If it was first a struggle to be confirmed presidential candidate of the party, in the aftermath of a massive electoral defeat, it has turned into a clash for the post of Leader of the Opposition. Sadly for the country, the intra-party struggle within the GOP (Grand Old Party) is not about policies, principles or strategies to fight the next general elections, which seems imminent. Unfortunately it appears to be a power struggle among personalities!   
For democracy to flourish, the country needs a strong united opposition. With alternative plans to those of the government and fresh ideas on how to tackle problems which have only worsened over the past four years. The UNP has now finally selected its nominee for the post of Leader of the Opposition. 
Yet, despite the party’s leader nominating young Premadasa to the post of Leader of the Opposition, the party does not seem to have jelled behind the leader-in-waiting. MP Mano Ganeshan’s charge that senior party members claiming the UNP will go it alone at the next general election, without an internal party discussion, does not augur well for the new leadership of the party or its coalition partners. Serious problems beset the country. 
A large section of our country lives below the poverty line, as mirrored by the fact that around 22% or more of our people live on ‘Samurdhi’ benefits provided to families receiving an income below Rs. 2,000/- per month. 


The basic wage of workers in the non-state sector remains at Rs. 12,500/- per month. Estate workers, who bring in a large slice of our foreign exchange, still receive a maximum of Rs. 750/- per day or less if they are unable to meet plucking norm. These workers, who bring in a large share of foreign exchange into the country, receive a lower wage than domestics in the city! 
The farmers in our country are still captive to middlemen who pay them a pittance for their produce. At a particular point of time, the state through its Marketing Department purchased farmers produce at fair prices. But the so-called 1977 revolution did away with these and many other people-friendly schemes. 
We have previously noted in these columns the cost of two basic meals for a family of four costs over Rs. 19,000/- per month. Yet the average monthly wage of over a quarter of our population is around Rs. 12,500/- or less. These people have no money for savings, health care, education or recreation... Does the GOP have a plan to tackle these problems? 

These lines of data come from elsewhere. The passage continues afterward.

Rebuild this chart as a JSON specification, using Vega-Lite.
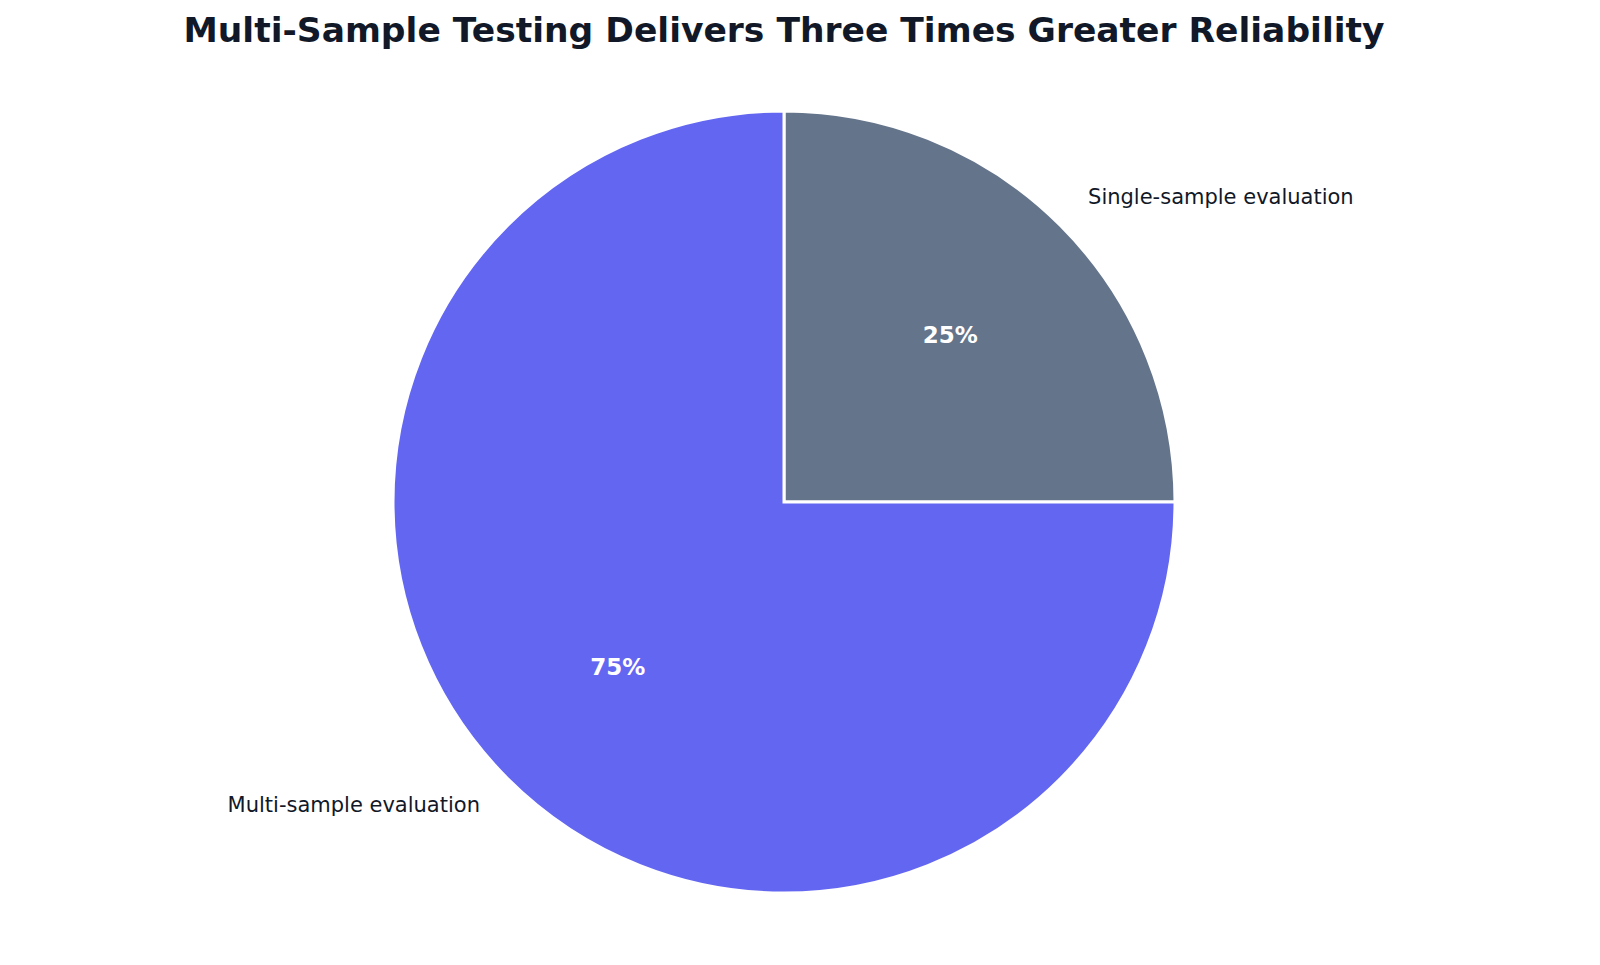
{
  "$schema": "https://vega.github.io/schema/vega-lite/v6.json",
  "autosize": "none",
  "width": 1568,
  "height": 884,
  "padding": {"left": 0, "top": 60, "right": 32, "bottom": 21},
  "background": "white",
  "title": {
    "text": "Multi-Sample Testing Delivers Three Times Greater Reliability",
    "font": "DejaVu Sans",
    "fontSize": 34.5,
    "fontWeight": "bold",
    "color": "#111827",
    "anchor": "middle",
    "offset": 11
  },
  "data": {
    "values": [
      {"method": "Single-sample evaluation", "share": 0.25},
      {"method": "Multi-sample evaluation", "share": 0.75}
    ]
  },
  "encoding": {
    "theta": {"field": "share", "type": "quantitative", "stack": true},
    "order": {"field": "share", "sort": "ascending"}
  },
  "layer": [
    {
      "mark": {"type": "arc", "radius": 391, "stroke": "white", "strokeWidth": 3},
      "encoding": {
        "color": {
          "field": "method",
          "type": "nominal",
          "scale": {
            "domain": ["Single-sample evaluation", "Multi-sample evaluation"],
            "range": ["#64748B", "#6366F1"]
          },
          "legend": null
        }
      }
    },
    {
      "mark": {"type": "text", "radius": 235, "font": "DejaVu Sans", "fontSize": 23, "fontWeight": "bold", "color": "white"},
      "encoding": {
        "text": {"field": "share", "type": "quantitative", "format": ".0%"}
      }
    },
    {
      "mark": {
        "type": "text",
        "radius": 430,
        "align": {"expr": "datum.share > 0.5 ? 'right' : 'left'"},
        "font": "DejaVu Sans",
        "fontSize": 21,
        "color": "#111827"
      },
      "encoding": {
        "text": {"field": "method"}
      }
    }
  ]
}
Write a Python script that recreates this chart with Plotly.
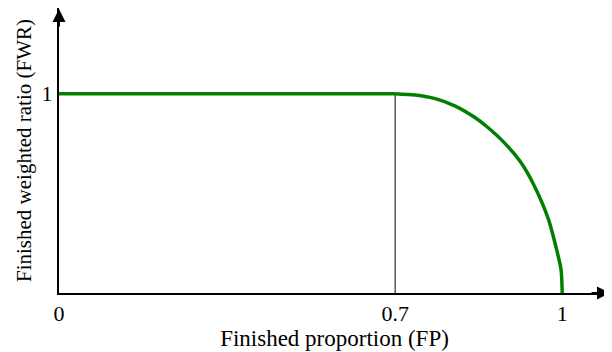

Sri Lanka has a female population of 51.89%. Yet women’s representation in parliament is minimal and even less in local assemblies. Again, a UNFPA (United Nations Family Planning Association) study on sexual harassment in the country reveals 90% of women in our country are subject to sexual harassment while using public transport. 


Media reports indicate incidents of organised crime, shootings, murders, drug related crimes have increased over the past three years. What role does the opposition see for itself in tackling these growing problems? According to ILO estimates in 2018, the estimated youth unemployment rate in the country stood at 23.17%.  
These are but a few of the problems facing our country. 
It’s time the GOP cast aside personal agendas and prepare plans to tackle the day-to-day problems of the masses. Else the party in opposition will be doomed to sit in opposition both at national and local level for a decade or more until the governing party falls on its own sword.